Il faut dire ici que la concordance de l’adresse du siège social et du domicile du gérant peut aussi s’expliquer par une volonté de discrétion sur le lieu d’implantation. Si le lieu réel d’implantation correspond au siège social, le RCS requiert pour l’immatriculation le titre de propriété ou un compromis de vente assorti d’une levée des clauses suspensives. Si par contre les deux diffèrent, le RCS demande une simple attestation de mise à disposition des locaux désignés pour héberger le siège. Les locaux concernés peuvent ainsi être le domicile du gérant, d’un associé ou d’un tiers, si ce n’est une boîte aux lettres dans un centre d’affaires. Vu la souplesse d’action que sous-tend cette seconde solution, on imagine la difficile appréhension des localisations réelles des biens.

167.

A titre illustratif, nous pouvons citer le cas de SCI lyonnaises gérant des biens immobiliers situés dans des zones géographiques touristiques comme les Alpes ou le Midi de la France. La plupart du temps, nous avons affaire à des résidences secondaires ou des studios qui, quand ils ne sont pas occupés périodiquement par les porteurs de parts, sont mis en location. A un autre niveau, nous pouvons aussi rencontrer des biens familiaux hérités et qui sont localisés dans des zones rurales ; des biens industriels situés dans des zones d’activités de départements limitrophes (Ain, Isère) et le dont le siège de la société d’exploitation des porteurs de parts est, lui, implanté à Lyon dans un quartier d’affaires. Les combinaisons sont plurielles. Pour quelques arguments et éléments d’analyse, cf. infra, chapitre 4 notamment.

168.

Cf.
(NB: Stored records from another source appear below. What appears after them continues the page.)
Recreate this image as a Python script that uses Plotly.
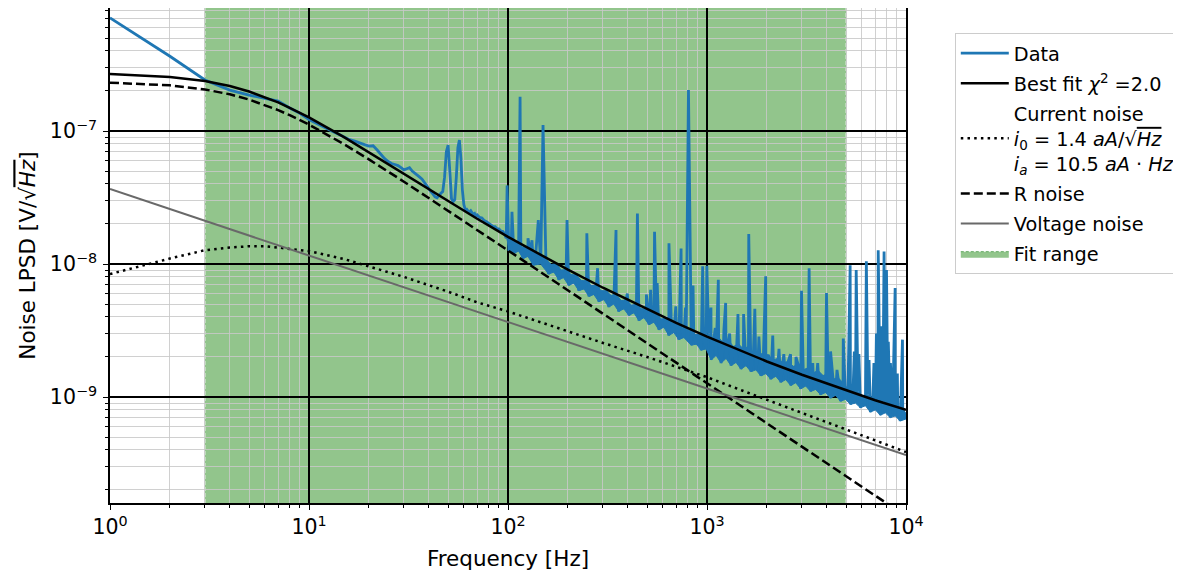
import numpy as np
import plotly.graph_objects as go

# ---------------- data (values in nV/sqrt(Hz)) ----------------
data_freq = [1, 2, 3, 4, 5, 6, 7, 8, 9, 10, 11, 12, 13, 14, 15, 16, 17, 18, 19, 20,
             21, 22, 23, 24, 25, 26, 27, 28, 29, 30, 31, 32, 33, 34, 35, 36, 37, 38, 39, 40,
             41, 42, 43, 44, 45, 46, 47, 48, 49, 50, 51, 52, 53, 54, 55, 56, 57, 58, 59, 60,
             61, 62, 63, 64, 65, 66, 67, 68, 69, 70, 72, 74, 76, 78, 80, 82, 84, 86, 88, 90,
             92, 94, 96, 98, 101, 104, 107, 110, 113, 116, 119, 122, 126, 130, 134, 138, 146,
             155, 160, 165, 170, 175, 180, 185, 190, 196, 202, 208, 214, 220, 227, 234, 241,
             248, 255, 262, 270, 278, 286, 294, 303, 312, 321, 330, 340, 350, 360, 371, 382,
             393, 405, 417, 429, 442, 455, 468, 482, 496, 511, 526, 541, 557, 573, 590, 607,
             625, 643, 662, 681, 701, 722, 743, 765, 787, 834, 858, 883, 909, 935, 962, 990,
             1019, 1049, 1080, 1111, 1144, 1177, 1211, 1247, 1283, 1321, 1359, 1399, 1440,
             1482, 1525, 1570, 1616, 1663, 1711, 1761, 1813, 1866, 1920, 1976, 2034, 2093,
             2154, 2217, 2282, 2349, 2417, 2488, 2561, 2635, 2712, 2792, 2873, 2957, 3044,
             3133, 3224, 3318, 3415, 3515, 3618, 3724, 3832, 3944, 4060, 4178, 4300, 4426,
             4555, 4688, 4825, 4966, 5111, 5260, 5414, 5572, 5735, 5902, 6075, 6252, 6435,
             6623, 6816, 7015, 7220, 7431, 7648, 7871, 8101, 8338, 8581, 8832, 9090, 9355,
             9628, 9910, 10000]
data_nV = [710, 365, 242, 203, 186, 176, 168, 149, 136, 122, 113, 106, 100, 95, 90, 86, 84, 81, 79, 77,
           77.5, 72, 66, 62, 59, 57, 56, 55, 53, 51, 52, 53, 50, 48, 46, 45, 43.5, 41, 38.5, 36.5,
           35, 33.5, 32, 31.5, 33, 34, 35, 45, 70, 78.5, 50, 31, 29.5, 30.5, 45, 75, 85.6, 62, 36, 28,
           25.5, 25.8, 25, 24.6, 25.2, 24.2, 23.5, 24, 23, 23.4, 22.4, 22.2, 21.2, 20.8, 20.2, 19.9, 19.2, 19.1, 18.4, 18.4,
           17.7, 17.6, 16.9, 15.6, 12.6, 15.4, 12.0, 14.6, 12.5, 13.3, 11.0, 13.6, 11.4, 12.1, 9.8, 12.2, 10.0,
           10.9, 8.4, 9.9, 8.7, 10.1, 7.6, 9.0, 7.9, 9.1, 6.9, 8.3, 7.2, 8.3, 6.3, 7.5, 6.5,
           7.5, 5.7, 6.9, 5.9, 6.9, 5.2, 6.3, 5.4, 6.3, 4.75, 5.8, 5.0, 5.9, 4.4, 5.3, 4.6,
           5.4, 4.1, 4.9, 4.3, 5.0, 3.75, 4.6, 3.95, 4.6, 3.5, 4.2, 3.65, 4.25, 3.2, 3.85, 3.35,
           3.95, 2.9, 3.6, 3.05, 3.6, 2.7, 3.3, 2.8, 3.3, 2.45, 2.95, 2.5, 2.95, 2.25, 2.75, 2.3,
           3.0, 1.9, 2.7, 2.05, 2.8, 1.8, 2.55, 1.95, 2.65, 1.72, 2.4, 1.82, 2.5,
           1.62, 2.3, 1.72, 2.4, 1.55, 2.15, 1.6, 2.22, 1.44, 2.05, 1.5, 2.08, 1.36,
           1.9, 1.43, 1.96, 1.29, 1.8, 1.35, 1.86, 1.22, 1.7, 1.28, 1.75, 1.15, 1.6,
           1.21, 1.66, 1.1, 1.52, 1.14, 1.58, 1.04, 1.45, 1.08, 1.5, 0.98, 1.36, 1.03,
           1.4, 0.93, 1.28, 0.96, 1.15, 0.88, 1.08, 0.9, 1.1, 0.83, 1.02, 0.86, 1.04,
           0.77, 0.97, 0.8, 0.96, 0.73, 0.92, 0.76, 0.9, 0.7, 0.87, 0.72, 0.84, 0.66,
           0.82, 0.68, 0.75]
# first frequency of the noisy broadband region (alternating upper/lower excursions)
band_start_hz = 98

# narrow spectral lines (frequency in Hz, amplitude in nV/sqrt(Hz))
peak_freq = [99, 104.7, 115, 126, 132, 142, 150, 198, 249, 282, 349, 398, 447, 496, 521, 545,
             562, 644, 697, 741, 780, 807, 851, 951, 998, 1047, 1100, 1140, 1216, 1241, 1300,
             1431, 1527, 1621, 1739, 1823, 1972, 2140, 2300, 2432, 2630, 2800, 2985, 3260,
             3400, 3600, 3985, 4178, 4500, 4840,
             5240, 5500, 5620, 5800, 6320, 6520, 6900, 7100, 7250, 7350, 7500, 7760, 7850,
             7980, 8150, 8350, 8820, 9050, 9600]
peak_nV = [39, 24.7, 181, 15.6, 15.1, 21.4, 111, 21.4, 17.0, 9.3, 18.0, 6.0, 24.0, 5.9, 6.4, 17.5,
           7.2, 14.3, 4.8, 13.1, 4.7, 203, 6.9, 9.6, 9.7, 4.7, 3.3, 7.6, 3.2, 5.1, 3.0,
           4.2, 4.2, 16.8, 4.6, 2.85, 8.1, 2.9, 2.3, 2.1, 2.1, 2.0, 6.3, 9.3,
           1.8, 1.8, 6.05, 2.2, 1.6, 2.75,
           9.8, 2.2, 9.0, 2.1, 10.5, 1.9, 1.8, 3.0, 12.7, 2.6, 3.4, 12.4, 3.0,
           9.0, 2.6, 1.8, 6.6, 1.5, 2.7]

# model curves
model_freq = [1, 2, 3, 4, 5, 6, 7, 8, 10, 15, 20, 30, 50, 70, 100, 150, 200, 300, 500, 700,
              1000, 1500, 2000, 3000, 5000, 7000, 10000]
fit_nV = [268, 255, 238, 218, 198, 180, 164, 149.5, 126.5, 90, 69, 48, 29.7, 21.9, 16.0, 11.4,
          9.06, 6.63, 4.56, 3.61, 2.84, 2.20, 1.85, 1.47, 1.12, 0.946, 0.80]
current_nV = [8.4, 11.0, 12.7, 13.3, 13.6, 13.6, 13.3, 13.0, 12.5, 10.9, 9.6, 8.0, 6.2, 5.15, 4.4,
              3.6, 3.1, 2.55, 2.0, 1.68, 1.41, 1.12, 0.955, 0.76, 0.57, 0.472, 0.386]
rnoise_nV = [231.1, 220.4, 205.4, 188.8, 172.4, 157.2, 143.6, 131.5, 111.7, 79.6, 61.2, 41.6,
             25.23, 18.08, 12.65, 8.46, 6.345, 4.23, 2.538, 1.813, 1.269, 0.846, 0.6345, 0.423,
             0.2538, 0.1813, 0.1269]
voltage_nV = [36.6, 25.88, 21.13, 18.3, 16.37, 14.94, 13.83, 12.94, 11.57, 9.45, 8.18, 6.68,
              5.18, 4.37, 3.66, 2.99, 2.588, 2.113, 1.637, 1.383, 1.157, 0.945, 0.818, 0.668,
              0.518, 0.437, 0.366]

fit_range = [3, 5000]

x_tickvals = [1, 10, 100, 1000, 10000]
x_ticktext = ["10<sup>0</sup>", "10<sup>1</sup>", "10<sup>2</sup>", "10<sup>3</sup>", "10<sup>4</sup>"]
y_tickvals = [1e-9, 1e-8, 1e-7]
y_ticktext = ["10<sup>\u22129</sup>", "10<sup>\u22128</sup>", "10<sup>\u22127</sup>"]

NV = 1e-9

# merge line spectrum into the measured floor
pairs = sorted(list(zip(data_freq, data_nV)) + list(zip(peak_freq, peak_nV)))
df = np.array([p[0] for p in pairs], dtype=float)
dv = np.array([p[1] for p in pairs], dtype=float) * NV
mf = np.array(model_freq, dtype=float)

# envelope of the broadband noise (upper / lower excursions of the floor)
i0 = data_freq.index(band_start_hz)
bf = data_freq[i0:]
bv = data_nV[i0:]
env_x = bf[0::2] + bf[1::2][::-1]
env_y = (np.array(bv[0::2] + bv[1::2][::-1]) * NV)

FONT = "DejaVu Sans"
GREEN = "rgb(146,197,140)"
BLUE = "#1f77b4"

fig = go.Figure()
fig.add_trace(go.Scatter(x=env_x, y=env_y, mode="lines", fill="toself", fillcolor=BLUE,
                         line=dict(color=BLUE, width=1), showlegend=False, hoverinfo="skip"))
fig.add_trace(go.Scatter(x=df, y=dv, mode="lines", name="Data", legendgroup="a",
                         line=dict(color=BLUE, width=2.8)))
fig.add_trace(go.Scatter(x=mf, y=np.array(fit_nV) * NV, mode="lines", legendgroup="b",
                         name="Best fit <i>\u03c7</i><sup>2</sup> =2.0",
                         line=dict(color="black", width=2.5)))
fig.add_trace(go.Scatter(x=mf, y=np.array(current_nV) * NV, mode="lines", legendgroup="c",
                         name=("Current noise<br><i>i</i><sub>0</sub> = 1.4 <i>aA</i>/\u221a"
                               "<span style='text-decoration:overline'><i>Hz</i></span><br>"
                               "<i>i<sub>a</sub></i> = 10.5 <i>aA</i> \u00b7 <i>Hz</i>"),
                         line=dict(color="black", width=2.5, dash="2.5px,4.2px")))
fig.add_trace(go.Scatter(x=mf, y=np.array(rnoise_nV) * NV, mode="lines", name="R noise",
                         legendgroup="d",
                         line=dict(color="black", width=2.5, dash="9px,4px")))
fig.add_trace(go.Scatter(x=mf, y=np.array(voltage_nV) * NV, mode="lines", name="Voltage noise",
                         legendgroup="e",
                         line=dict(color="dimgray", width=2)))
fig.add_trace(go.Scatter(x=[None], y=[None], mode="lines", fill="toself", fillcolor=GREEN,
                         name="Fit range", legendgroup="f",
                         line=dict(color="rgb(100,170,100)", width=1, dash="3px,2px")))

# fit range span (below the grid)
fig.add_shape(type="rect", xref="x", yref="paper", x0=fit_range[0], x1=fit_range[1],
              y0=0, y1=1, fillcolor=GREEN, line=dict(width=0), layer="below")
for xv in fit_range:
    fig.add_shape(type="line", xref="x", yref="paper", x0=xv, x1=xv, y0=0, y1=1,
                  line=dict(color="rgb(225,235,225)", width=1.2, dash="4px,2px"), layer="below")

axis_common = dict(
    type="log", showline=True, linecolor="black", linewidth=1.6, mirror=True,
    ticks="outside", ticklen=5, tickwidth=1.2, tickcolor="black",
    showgrid=True, gridcolor="black", gridwidth=1.6,
    tickfont=dict(family=FONT, size=20.5, color="black"),
    minor=dict(ticks="outside", ticklen=3, tickwidth=1, tickcolor="black",
               showgrid=True, gridcolor="rgba(200,200,200,0.85)", gridwidth=1.2, dtick="D1"),
    zeroline=False, automargin=False,
)

fig.update_xaxes(range=[0, 4], tickvals=x_tickvals, ticktext=x_ticktext,
                 title=dict(text="Frequency [Hz]", font=dict(family=FONT, size=21.5, color="black"),
                            standoff=13),
                 **axis_common)
fig.update_yaxes(range=[-9.797, -6.075], tickvals=y_tickvals, ticktext=y_ticktext,
                 title=dict(text=("Noise LPSD [V/\u221a<span style='text-decoration:overline'>"
                                  "<i>Hz</i></span>]"),
                            font=dict(family=FONT, size=21.5, color="black"), standoff=8),
                 ticklabelstandoff=2,
                 **axis_common)

# page body adds an 8 px offset: size/margins compensate so the plot lands where it should
fig.update_layout(
    width=1173, height=567,
    margin=dict(l=102, r=272, t=0, b=72),
    plot_bgcolor="white", paper_bgcolor="white",
    font=dict(family=FONT, size=19, color="black"),
    legend=dict(x=1.0613, y=0.9495, xanchor="left", yanchor="top", bgcolor="white",
                bordercolor="#cccccc", borderwidth=1, tracegroupgap=2, itemwidth=48,
                font=dict(family=FONT, size=19.3, color="black"), traceorder="grouped"),
    showlegend=True,
)

fig.write_html("out.html")
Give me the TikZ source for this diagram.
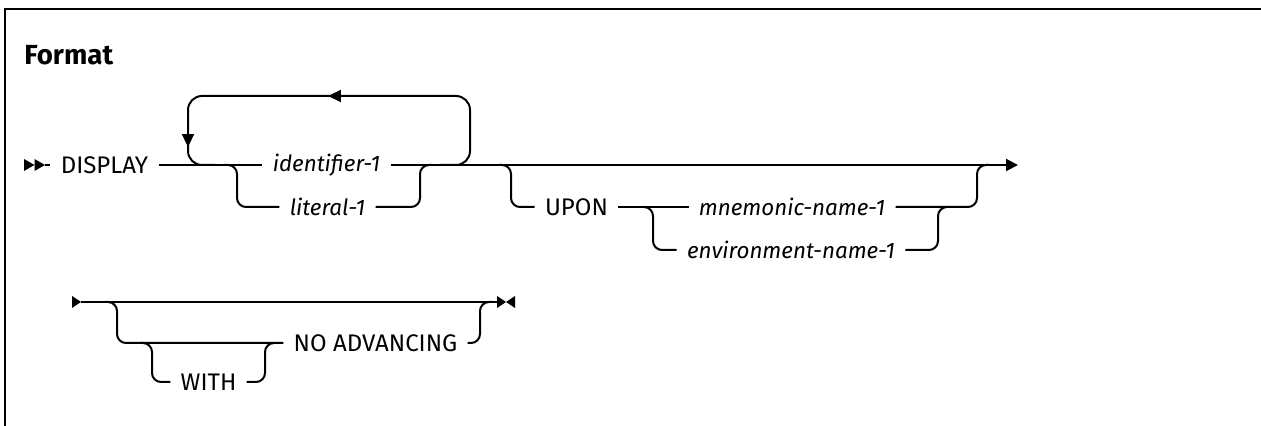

Georg SIMMEL, « Comment les formes sociales se maintiennent » in Sociologie et épistémologie, op. cit., p. 177.

169.

Cf.CONSEIL DES IMPOTS, L’imposition du patrimoine, 16 ème Rapport au Président de la République, Paris, Direction des Journaux Officiels, 1998, p. 132.

170.

Les cessions de parts des SCI sont soumises à un droit d’enregistrement de 4,80%. Pour juger de la centralité de ce facteur fiscal dans les pratiques et les représentations des porteurs de parts, cf. infra, chapitres 5 et 7.